You might be interested in checking out an essay on my Web site that
describes a different approach to auditory modeling. It might be useful to
you either for its ideas or simply for entertainment, i.e., as science or
science fiction. In any case it should reveal why CASA is a tough problem
but not insoluble, once the real problems are specified.
I have just posted in the site a short commentary on the situation in
auditory modeling. It relates to a paper in the ACM's conference
proceedings for Artificial Life VIII, Standish, Abbass, and Bedau (eds),
(MIT Press) 2002,  pp 345-349.  C. L. Nehaniv, et al, "Meaningful
information, sensor evolution and the temporal horizon of embodied organisms."
          <http://parallel.hpc.unsw.edu.au/complex/alife8/proceedings.html>
   I have included some comments on the paper on my web site.

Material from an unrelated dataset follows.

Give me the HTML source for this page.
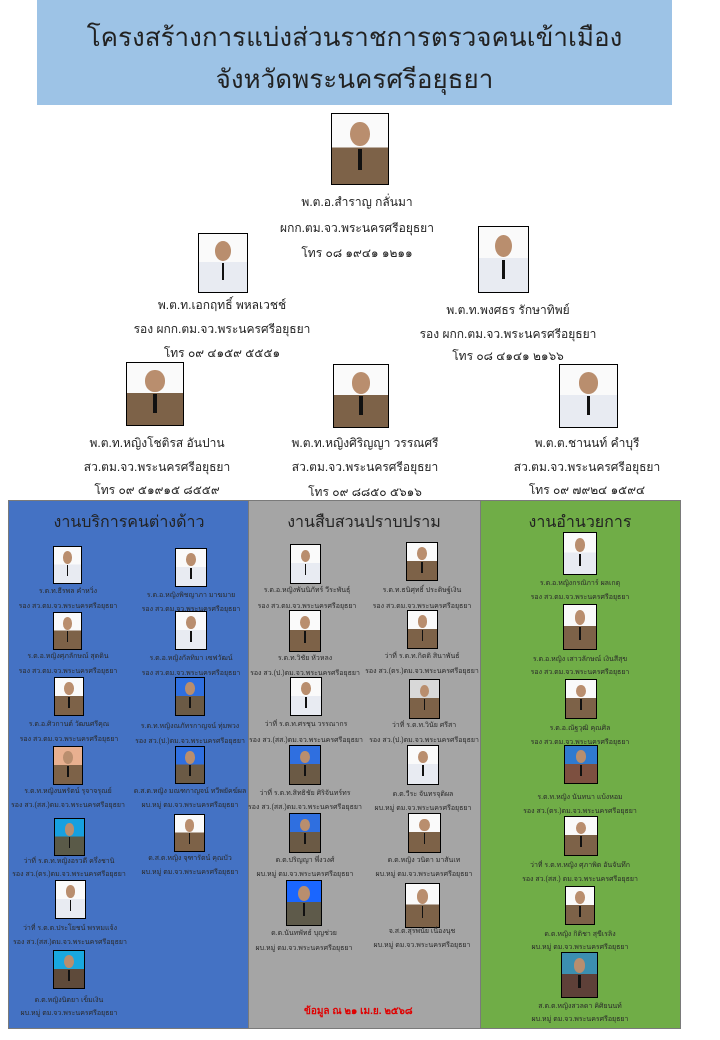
<!DOCTYPE html>
<html><head><meta charset="utf-8">
<style>
body{margin:0;width:720px;height:1040px;background:#fff;position:relative;overflow:hidden;font-family:"Liberation Sans","DejaVu Sans",sans-serif;color:#222}
.hd{position:absolute;left:37px;top:0;width:635px;height:105px;background:#9dc3e6;text-align:center;font-size:26px;line-height:42px;padding-top:16px;box-sizing:border-box;color:#222}
.col{position:absolute;top:500px;height:529px;box-sizing:border-box;border:1.5px solid #7a7a7a}
.ct{position:absolute;font-size:16px;text-align:center;width:220px}
.p{position:absolute;border:1.5px solid #000;box-sizing:border-box;background:linear-gradient(#fafafa 0 48%,#7d6248 48%);overflow:hidden}
.p::before{content:"";position:absolute;left:33%;top:12%;width:34%;height:34%;border-radius:50%;background:#b98e6e}
.p::after{content:"";position:absolute;left:47%;top:50%;width:6%;height:30%;background:#111}
.w{background:linear-gradient(#fafafa 0 48%,#e8ebf2 48%)}
.b{background:linear-gradient(#2f6fe0 0 48%,#6b5a45 48%)}
.t{position:absolute;width:200px;text-align:center;font-size:7px;white-space:nowrap;color:#2a2a2a}
.big{position:absolute;width:300px;text-align:center;font-size:12px;white-space:nowrap;color:#222}
.red{position:absolute;color:#e00000;font-size:10px;font-weight:bold}
</style></head><body>
<div class="hd">โครงสร้างการแบ่งส่วนราชการตรวจคนเข้าเมือง<br>จังหวัดพระนครศรีอยุธยา</div>

<div class="p" style="left:331px;top:113px;width:58px;height:72px"></div>
<div class="big" style="left:207px;top:193px">พ.ต.อ.สำราญ  กลั่นมา</div>
<div class="big" style="left:207px;top:219px">ผกก.ตม.จว.พระนครศรีอยุธยา</div>
<div class="big" style="left:207px;top:244px">โทร ๐๘ ๑๙๔๑ ๑๒๑๑</div>

<div class="p w" style="left:198px;top:233px;width:50px;height:60px"></div>
<div class="big" style="left:72px;top:296px">พ.ต.ท.เอกฤทธิ์  พหลเวชช์</div>
<div class="big" style="left:72px;top:320px">รอง ผกก.ตม.จว.พระนครศรีอยุธยา</div>
<div class="big" style="left:72px;top:344px">โทร ๐๙ ๔๑๕๙ ๕๕๕๑</div>

<div class="p w" style="left:478px;top:226px;width:51px;height:67px"></div>
<div class="big" style="left:358px;top:301px">พ.ต.ท.พงศธร  รักษาทิพย์</div>
<div class="big" style="left:358px;top:325px">รอง ผกก.ตม.จว.พระนครศรีอยุธยา</div>
<div class="big" style="left:358px;top:347px">โทร ๐๘ ๔๑๔๑ ๒๑๖๖</div>

<div class="p" style="left:126px;top:362px;width:58px;height:64px"></div>
<div class="big" style="left:7px;top:434px">พ.ต.ท.หญิงโชติรส อันปาน</div>
<div class="big" style="left:7px;top:458px">สว.ตม.จว.พระนครศรีอยุธยา</div>
<div class="big" style="left:7px;top:481px">โทร ๐๙ ๕๑๙๑๕ ๘๕๕๙</div>

<div class="p" style="left:333px;top:364px;width:56px;height:64px"></div>
<div class="big" style="left:215px;top:434px">พ.ต.ท.หญิงศิริญญา  วรรณศรี</div>
<div class="big" style="left:215px;top:458px">สว.ตม.จว.พระนครศรีอยุธยา</div>
<div class="big" style="left:215px;top:483px">โทร ๐๙ ๘๘๕๐ ๕๖๑๖</div>

<div class="p w" style="left:559px;top:364px;width:59px;height:64px"></div>
<div class="big" style="left:437px;top:434px">พ.ต.ต.ชานนท์  คำบุรี</div>
<div class="big" style="left:437px;top:458px">สว.ตม.จว.พระนครศรีอยุธยา</div>
<div class="big" style="left:437px;top:481px">โทร ๐๙ ๗๙๒๔ ๑๕๙๔</div>

<div class="col" style="left:8px;width:241px;background:#4472c4"></div>
<div class="col" style="left:248px;width:233px;background:#a5a5a5"></div>
<div class="col" style="left:480px;width:201px;background:#70ad47"></div>

<div class="ct" style="left:19px;top:510px">งานบริการคนต่างด้าว</div>
<div class="ct" style="left:254px;top:510px">งานสืบสวนปราบปราม</div>
<div class="ct" style="left:470px;top:510px">งานอำนวยการ</div>

<!-- blue column -->
<div class="p w" style="left:53px;top:546px;width:29px;height:38px"></div>
<div class="t" style="left:-32px;top:586px">ร.ต.ท.ธีรพล  คำหวิ่ง</div>
<div class="t" style="left:-32px;top:601px">รอง สว.ตม.จว.พระนครศรีอยุธยา</div>
<div class="p w" style="left:175px;top:548px;width:32px;height:39px"></div>
<div class="t" style="left:91px;top:590px">ร.ต.อ.หญิงพิชญาภา  มาฆมาย</div>
<div class="t" style="left:91px;top:604px">รอง สว.ตม.จว.พระนครศรีอยุธยา</div>

<div class="p" style="left:53px;top:612px;width:29px;height:38px"></div>
<div class="t" style="left:-32px;top:651px">ร.ต.อ.หญิงศุภลักษณ์  สุดดิน</div>
<div class="t" style="left:-32px;top:666px">รอง สว.ตม.จว.พระนครศรีอยุธยา</div>
<div class="p w" style="left:175px;top:611px;width:32px;height:39px"></div>
<div class="t" style="left:91px;top:653px">ร.ต.อ.หญิงกัลทิมา  เซฟวัฒน์</div>
<div class="t" style="left:91px;top:668px">รอง สว.ตม.จว.พระนครศรีอยุธยา</div>

<div class="p" style="left:54px;top:677px;width:30px;height:39px"></div>
<div class="t" style="left:-31px;top:719px">ร.ต.อ.ศิวกานต์  วัฒนศรีคุณ</div>
<div class="t" style="left:-31px;top:734px">รอง สว.ตม.จว.พระนครศรีอยุธยา</div>
<div class="p b" style="left:175px;top:677px;width:30px;height:39px"></div>
<div class="t" style="left:90px;top:721px">ร.ต.ท.หญิงณภัทรกาญจน์ ทุ่มพวง</div>
<div class="t" style="left:90px;top:736px">รอง สว.(ป.)ตม.จว.พระนครศรีอยุธยา</div>

<div class="p" style="left:53px;top:746px;width:30px;height:39px;background:linear-gradient(#e8b090 0 48%,#7d6248 48%)"></div>
<div class="t" style="left:-32px;top:786px">ร.ต.ท.หญิงนพรัตน์  รุจาจรุณย์</div>
<div class="t" style="left:-32px;top:800px">รอง สว.(สส.)ตม.จว.พระนครศรีอยุธยา</div>
<div class="p b" style="left:175px;top:746px;width:30px;height:38px"></div>
<div class="t" style="left:90px;top:786px">ด.ส.ต.หญิง มณฑกาญจน์ ทวีพยัคฆ์ผล</div>
<div class="t" style="left:90px;top:800px">ผบ.หมู่ ตม.จว.พระนครศรีอยุธยา</div>

<div class="p b" style="left:54px;top:818px;width:31px;height:38px;background:linear-gradient(#16a0e0 0 48%,#5a5a48 48%)"></div>
<div class="t" style="left:-31px;top:856px">ว่าที่ ร.ต.ท.หญิงอรวดี  ครึ่งชานิ</div>
<div class="t" style="left:-31px;top:869px">รอง สว.(ตร.)ตม.จว.พระนครศรีอยุธยา</div>
<div class="p" style="left:174px;top:814px;width:31px;height:38px"></div>
<div class="t" style="left:90px;top:853px">ด.ส.ต.หญิง จุฑารัตน์ คุณบัว</div>
<div class="t" style="left:90px;top:867px">ผบ.หมู่ ตม.จว.พระนครศรีอยุธยา</div>

<div class="p w" style="left:55px;top:880px;width:31px;height:39px"></div>
<div class="t" style="left:-30px;top:923px">ว่าที่ ร.ต.ต.ประโยชน์  พรหมแจ้ง</div>
<div class="t" style="left:-30px;top:937px">รอง สว.(สส.)ตม.จว.พระนครศรีอยุธยา</div>

<div class="p b" style="left:53px;top:950px;width:32px;height:39px;background:linear-gradient(#18a8e0 0 48%,#5e4a3a 48%)"></div>
<div class="t" style="left:-31px;top:995px">ด.ต.หญิงนิตยา  เข็มเงิน</div>
<div class="t" style="left:-31px;top:1008px">ผบ.หมู่ ตม.จว.พระนครศรีอยุธยา</div>

<!-- gray column -->
<div class="p w" style="left:290px;top:544px;width:31px;height:40px"></div>
<div class="t" style="left:207px;top:585px">ร.ต.อ.หญิงพันนิภัทร์  วีระพันธุ์</div>
<div class="t" style="left:207px;top:601px">รอง สว.ตม.จว.พระนครศรีอยุธยา</div>
<div class="p" style="left:406px;top:542px;width:32px;height:39px"></div>
<div class="t" style="left:322px;top:585px">ร.ต.ท.ธนิศุทธิ์  ประดิษฐ์เงิน</div>
<div class="t" style="left:322px;top:601px">รอง สว.ตม.จว.พระนครศรีอยุธยา</div>

<div class="p" style="left:289px;top:610px;width:32px;height:42px"></div>
<div class="t" style="left:205px;top:653px">ร.ต.ท.วิชัย  หัวหลง</div>
<div class="t" style="left:205px;top:668px">รอง สว.(ป.)ตม.จว.พระนครศรีอยุธยา</div>
<div class="p" style="left:407px;top:610px;width:31px;height:39px"></div>
<div class="t" style="left:322px;top:651px">ว่าที่ ร.ต.ท.กิตติ  สินาพันธ์</div>
<div class="t" style="left:322px;top:666px">รอง สว.(ตร.)ตม.จว.พระนครศรีอยุธยา</div>

<div class="p w" style="left:290px;top:677px;width:32px;height:39px"></div>
<div class="t" style="left:206px;top:719px">ว่าที่ ร.ต.ท.ศรชุน  วรรณากร</div>
<div class="t" style="left:206px;top:735px">รอง สว.(สส.)ตม.จว.พระนครศรีอยุธยา</div>
<div class="p" style="left:409px;top:679px;width:31px;height:40px;background:linear-gradient(#d8d8d8 0 48%,#7d6248 48%)"></div>
<div class="t" style="left:324px;top:720px">ว่าที่ ร.ต.ท.วินัย  ศรีสา</div>
<div class="t" style="left:324px;top:735px">รอง สว.(ป.)ตม.จว.พระนครศรีอยุธยา</div>

<div class="p b" style="left:289px;top:745px;width:32px;height:40px"></div>
<div class="t" style="left:205px;top:788px">ว่าที่ ร.ต.ท.สิทธิชัย  ศิริจันทร์ทร</div>
<div class="t" style="left:205px;top:802px">รอง สว.(สส.)ตม.จว.พระนครศรีอยุธยา</div>
<div class="p w" style="left:407px;top:745px;width:32px;height:40px"></div>
<div class="t" style="left:323px;top:789px">ด.ต.วีระ  จันทรจุติผล</div>
<div class="t" style="left:323px;top:803px">ผบ.หมู่ ตม.จว.พระนครศรีอยุธยา</div>

<div class="p b" style="left:289px;top:813px;width:32px;height:40px"></div>
<div class="t" style="left:205px;top:855px">ด.ต.ปริญญา  พึ่งวงศ์</div>
<div class="t" style="left:205px;top:869px">ผบ.หมู่ ตม.จว.พระนครศรีอยุธยา</div>
<div class="p" style="left:408px;top:813px;width:33px;height:40px"></div>
<div class="t" style="left:324px;top:855px">ด.ต.หญิง วนิดา มาสันเท</div>
<div class="t" style="left:324px;top:869px">ผบ.หมู่ ตม.จว.พระนครศรีอยุธยา</div>

<div class="p b" style="left:286px;top:880px;width:36px;height:46px;background:linear-gradient(#1a66ff 0 48%,#5e5a4a 48%)"></div>
<div class="t" style="left:204px;top:928px">ด.ต.นันทพัทธ์  บุญช่วย</div>
<div class="t" style="left:204px;top:943px">ผบ.หมู่ ตม.จว.พระนครศรีอยุธยา</div>
<div class="p" style="left:405px;top:883px;width:35px;height:45px"></div>
<div class="t" style="left:322px;top:926px">จ.ส.ต.สุรพนัย เนื่องนุช</div>
<div class="t" style="left:322px;top:940px">ผบ.หมู่ ตม.จว.พระนครศรีอยุธยา</div>

<div class="red" style="left:304px;top:1004px">ข้อมูล ณ ๒๑ เม.ย. ๒๕๖๘</div>

<!-- green column -->
<div class="p w" style="left:563px;top:532px;width:34px;height:43px"></div>
<div class="t" style="left:480px;top:578px">ร.ต.อ.หญิงกรณิการ์  ผลเกตุ</div>
<div class="t" style="left:480px;top:592px">รอง สว.ตม.จว.พระนครศรีอยุธยา</div>
<div class="p" style="left:563px;top:604px;width:34px;height:46px"></div>
<div class="t" style="left:480px;top:654px">ร.ต.อ.หญิง เสาวลักษณ์ เงินสีสุข</div>
<div class="t" style="left:480px;top:667px">รอง สว.ตม.จว.พระนครศรีอยุธยา</div>
<div class="p" style="left:565px;top:679px;width:32px;height:40px"></div>
<div class="t" style="left:480px;top:723px">ร.ต.อ.ณัฐวุฒิ  คุณศิล</div>
<div class="t" style="left:480px;top:737px">รอง สว.ตม.จว.พระนครศรีอยุธยา</div>
<div class="p b" style="left:564px;top:745px;width:34px;height:39px;background:linear-gradient(#2f7ad0 0 48%,#7d5040 48%)"></div>
<div class="t" style="left:480px;top:792px">ร.ต.ท.หญิง นันทนา  แบ้งหอม</div>
<div class="t" style="left:480px;top:806px">รอง สว.(ตร.)ตม.จว.พระนครศรีอยุธยา</div>
<div class="p" style="left:564px;top:816px;width:34px;height:40px"></div>
<div class="t" style="left:480px;top:860px">ว่าที่ ร.ต.ท.หญิง ศุภาพิต  อันจันทึก</div>
<div class="t" style="left:480px;top:874px">รอง สว.(สส.) ตม.จว.พระนครศรีอยุธยา</div>
<div class="p" style="left:565px;top:886px;width:30px;height:39px"></div>
<div class="t" style="left:480px;top:929px">ด.ต.หญิง กิติชา  สุขีเรลิง</div>
<div class="t" style="left:480px;top:942px">ผบ.หมู่ ตม.จว.พระนครศรีอยุธยา</div>
<div class="p" style="left:561px;top:952px;width:37px;height:46px;background:linear-gradient(#3c8fb0 0 48%,#5e4038 48%)"></div>
<div class="t" style="left:480px;top:1001px">ส.ต.ต.หญิงสวลดา  คิศิยนนท์</div>
<div class="t" style="left:480px;top:1014px">ผบ.หมู่ ตม.จว.พระนครศรีอยุธยา</div>
</body></html>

                       <http://home.computer.net/~jkbates/art-life.htm>


   John Bates
At 09:58 AM 04/30/2004, you wrote:
Hi all,
I am a grad student in the University of Miami's Music Engineering
program, and I am just starting to learn about auditory scene analysis,
particularly computational ASA models.

I know there are several CASA experts on this list, so I'd like to ask why
source separation seems to be so difficult.  It's seems like the general
consensus is that source separation is far too difficult, and research has
focused on understanding features within a mix.  Yet, from what I've read,
current methods of feature extraction work quite well.  It only seems
natural that we could write an algorithm that groups these features
according to their perceived source and creates separate audio streams
based on this information.  While this would be much more difficult in
noisy or reverberant environments, I would imagine it would be quite
simple in a less complex environment.
What is it that makes source separation so difficult?